Round 2 — Concept Development: Defined the sensor suite (LIDAR, depth cameras, optical sensors), locomotion strategy (8-legged walking), and the 5-step DIG workflow. Sketched the full construction sequence, identified interchangeable tool-head requirements, and established the Astromech Innovations brand identity.
Round 3 — Topology Optimization & Simulation: Ran topology optimization on all structural members using load cases derived from excavation forces. Built the parametric URDF/xacro model and validated kinematics in Gazebo with Martian gravity. Tuned sensor noise models and confirmed autonomous terrain-mapping worked end-to-end.

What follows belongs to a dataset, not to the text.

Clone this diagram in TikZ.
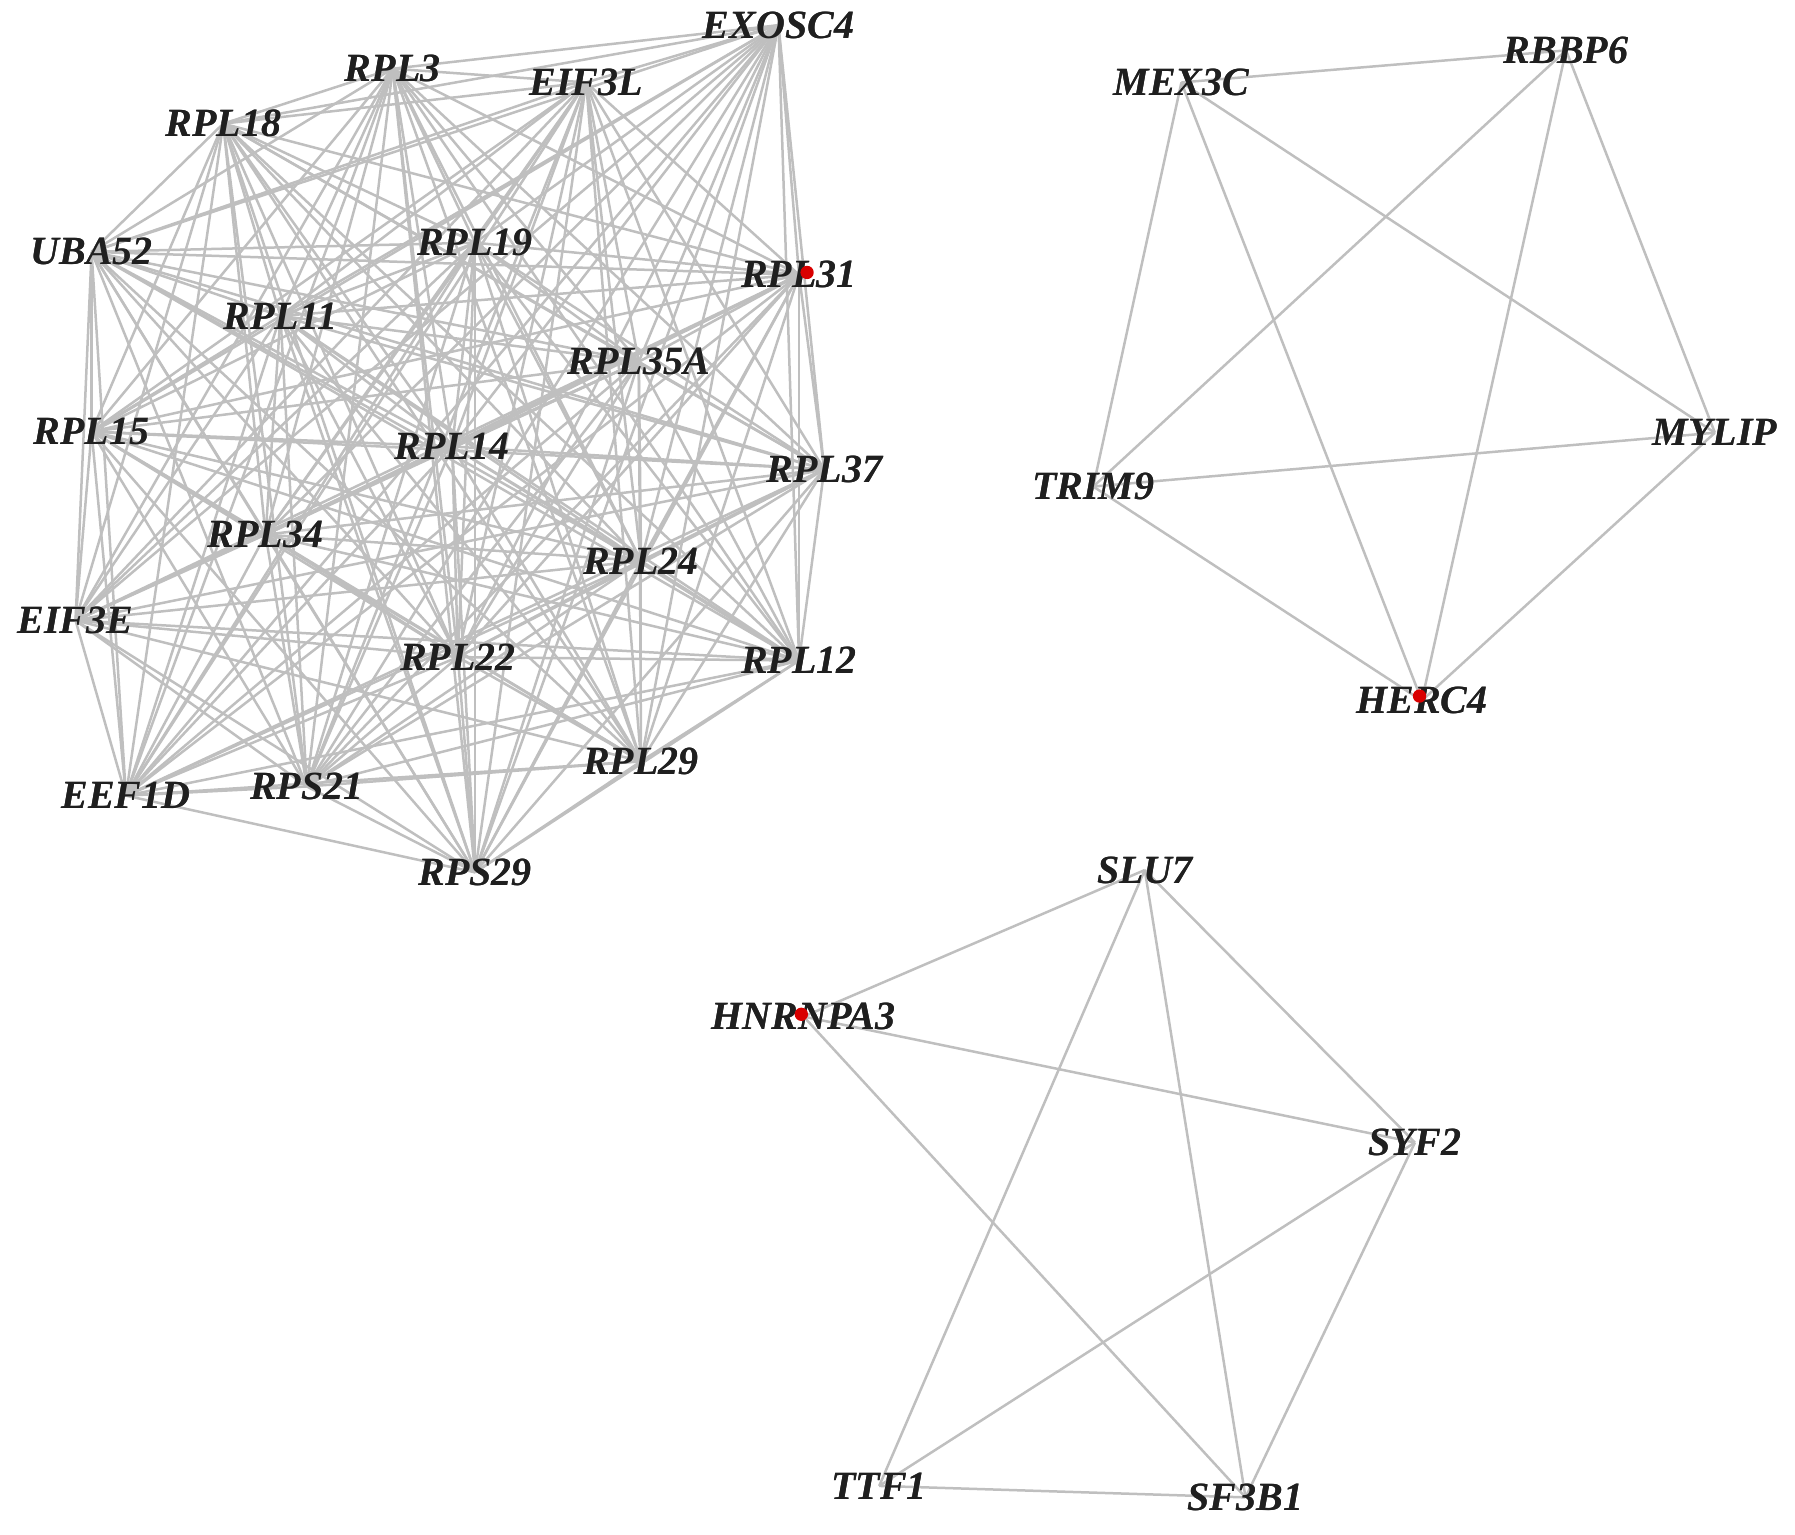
\documentclass[tikz,border=0pt]{standalone}
\usepackage{fontspec}
\setmainfont{Liberation Serif}
\begin{document}
\begin{tikzpicture}[x=0.34344pt,y=-0.34344pt,
  lbl/.style={inner sep=0pt,font=\fontsize{12}{14}\selectfont\bfseries\itshape,text=black!88},
  edge/.style={draw=black!25,line width=0.75pt},
  hub/.style={circle,fill=red!85!black,inner sep=0pt,minimum size=4pt}]
\useasboundingbox (0,0) rectangle (1568,1340);
% cluster 1
\node[lbl] (EXOSC4) at (680,22) {EXOSC4};
\node[lbl] (RPL3) at (343,60) {RPL3};
\node[lbl] (EIF3L) at (512,72) {EIF3L};
\node[lbl] (RPL18) at (195,108) {RPL18};
\node[lbl] (UBA52) at (80,220) {UBA52};
\node[lbl] (RPL19) at (415,212) {RPL19};
\node[lbl] (RPL31) at (698,240) {RPL31};
\node[lbl] (RPL11) at (245,276) {RPL11};
\node[lbl] (RPL35A) at (558,316) {RPL35A};
\node[lbl] (RPL15) at (80,377) {RPL15};
\node[lbl] (RPL14) at (395,390) {RPL14};
\node[lbl] (RPL37) at (720,410) {RPL37};
\node[lbl] (RPL34) at (232,467) {RPL34};
\node[lbl] (RPL24) at (560,490) {RPL24};
\node[lbl] (EIF3E) at (66,542) {EIF3E};
\node[lbl] (RPL22) at (400,574) {RPL22};
\node[lbl] (RPL12) at (698,577) {RPL12};
\node[lbl] (RPL29) at (560,665) {RPL29};
\node[lbl] (RPS21) at (268,687) {RPS21};
\node[lbl] (EEF1D) at (110,695) {EEF1D};
\node[lbl] (RPS29) at (415,762) {RPS29};
% cluster 2
\node[lbl] (MEX3C) at (1032,72) {MEX3C};
\node[lbl] (RBBP6) at (1368,44) {RBBP6};
\node[lbl] (MYLIP) at (1498,378) {MYLIP};
\node[lbl] (TRIM9) at (955,425) {TRIM9};
\node[lbl] (HERC4) at (1242,612) {HERC4};
% cluster 3
\node[lbl] (SLU7) at (1000,760) {SLU7};
\node[lbl] (HNRNPA3) at (702,888) {HNRNPA3};
\node[lbl] (SYF2) at (1236,998) {SYF2};
\node[lbl] (TTF1) at (768,1298) {TTF1};
\node[lbl] (SF3B1) at (1088,1308) {SF3B1};
% edges
\foreach \a [count=\i] in {EXOSC4,RPL3,EIF3L,RPL18,UBA52,RPL19,RPL31,RPL11,RPL35A,RPL15,RPL14,RPL37,RPL34,RPL24,EIF3E,RPL22,RPL12,RPL29,RPS21,EEF1D,RPS29}{
  \foreach \b [count=\j] in {EXOSC4,RPL3,EIF3L,RPL18,UBA52,RPL19,RPL31,RPL11,RPL35A,RPL15,RPL14,RPL37,RPL34,RPL24,EIF3E,RPL22,RPL12,RPL29,RPS21,EEF1D,RPS29}{
    \ifnum\j>\i \draw[edge] (\a.center) -- (\b.center);\fi
  }
}
\foreach \a [count=\i] in {MEX3C,RBBP6,MYLIP,TRIM9,HERC4}{
  \foreach \b [count=\j] in {MEX3C,RBBP6,MYLIP,TRIM9,HERC4}{
    \ifnum\j>\i \draw[edge] (\a.center) -- (\b.center);\fi
  }
}
\foreach \a/\b in {SLU7/HNRNPA3,SLU7/TTF1,SLU7/SF3B1,SLU7/SYF2,HNRNPA3/SYF2,HNRNPA3/SF3B1,SYF2/TTF1,SYF2/SF3B1,TTF1/SF3B1}
  \draw[edge] (\a.center) -- (\b.center);
% labels on top of the edges
\foreach \n in {EXOSC4,RPL3,EIF3L,RPL18,UBA52,RPL19,RPL31,RPL11,RPL35A,RPL15,RPL14,RPL37,RPL34,RPL24,EIF3E,RPL22,RPL12,RPL29,RPS21,EEF1D,RPS29,MEX3C,RBBP6,MYLIP,TRIM9,HERC4,SLU7,HNRNPA3,SYF2,TTF1,SF3B1}
  \node[lbl] at (\n.center) {\n};
% hub markers
\node[hub] (d1) at (705,238) {};
\node[hub] (d2) at (1240,608) {};
\node[hub] (d3) at (700,886) {};
\end{tikzpicture}
\end{document}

Round 4 — Final Presentation: Produced a 16×33″ presentation board and a full capstone presentation demonstrating the complete design, construction workflow, and future roadmap (regolith 3D printing, adaptive AI learning, multiple specialized robot types).
Outcome
The M.A.R.T.I.A.N Bot is a complete, production-concept robot design with a validated 5-step autonomous construction workflow, topology-optimized structure, and full ROS 2/Gazebo simulation pipeline. The project demonstrates that underground habitat construction using locally sourced regolith is a viable strategy for reducing Mars mission payload by an order of magnitude compared to surface-dome approaches.
The capstone was presented at Johnson & Wales University and represents the intersection of everything I care about: systems-level design thinking, fabrication-aware product development, and autonomous robotics serving a real human need—making Mars habitable.
Next Steps
Future development includes regolith 3D printing (sintering excavated soil into structural components on-site), interchangeable tool heads for different construction tasks, adaptive AI learning so the robot improves excavation strategy over time, and multiple specialized robot types working as a coordinated swarm. I’d also like to integrate MoveIt 2 closed-loop path planning for real-time terrain adaptation.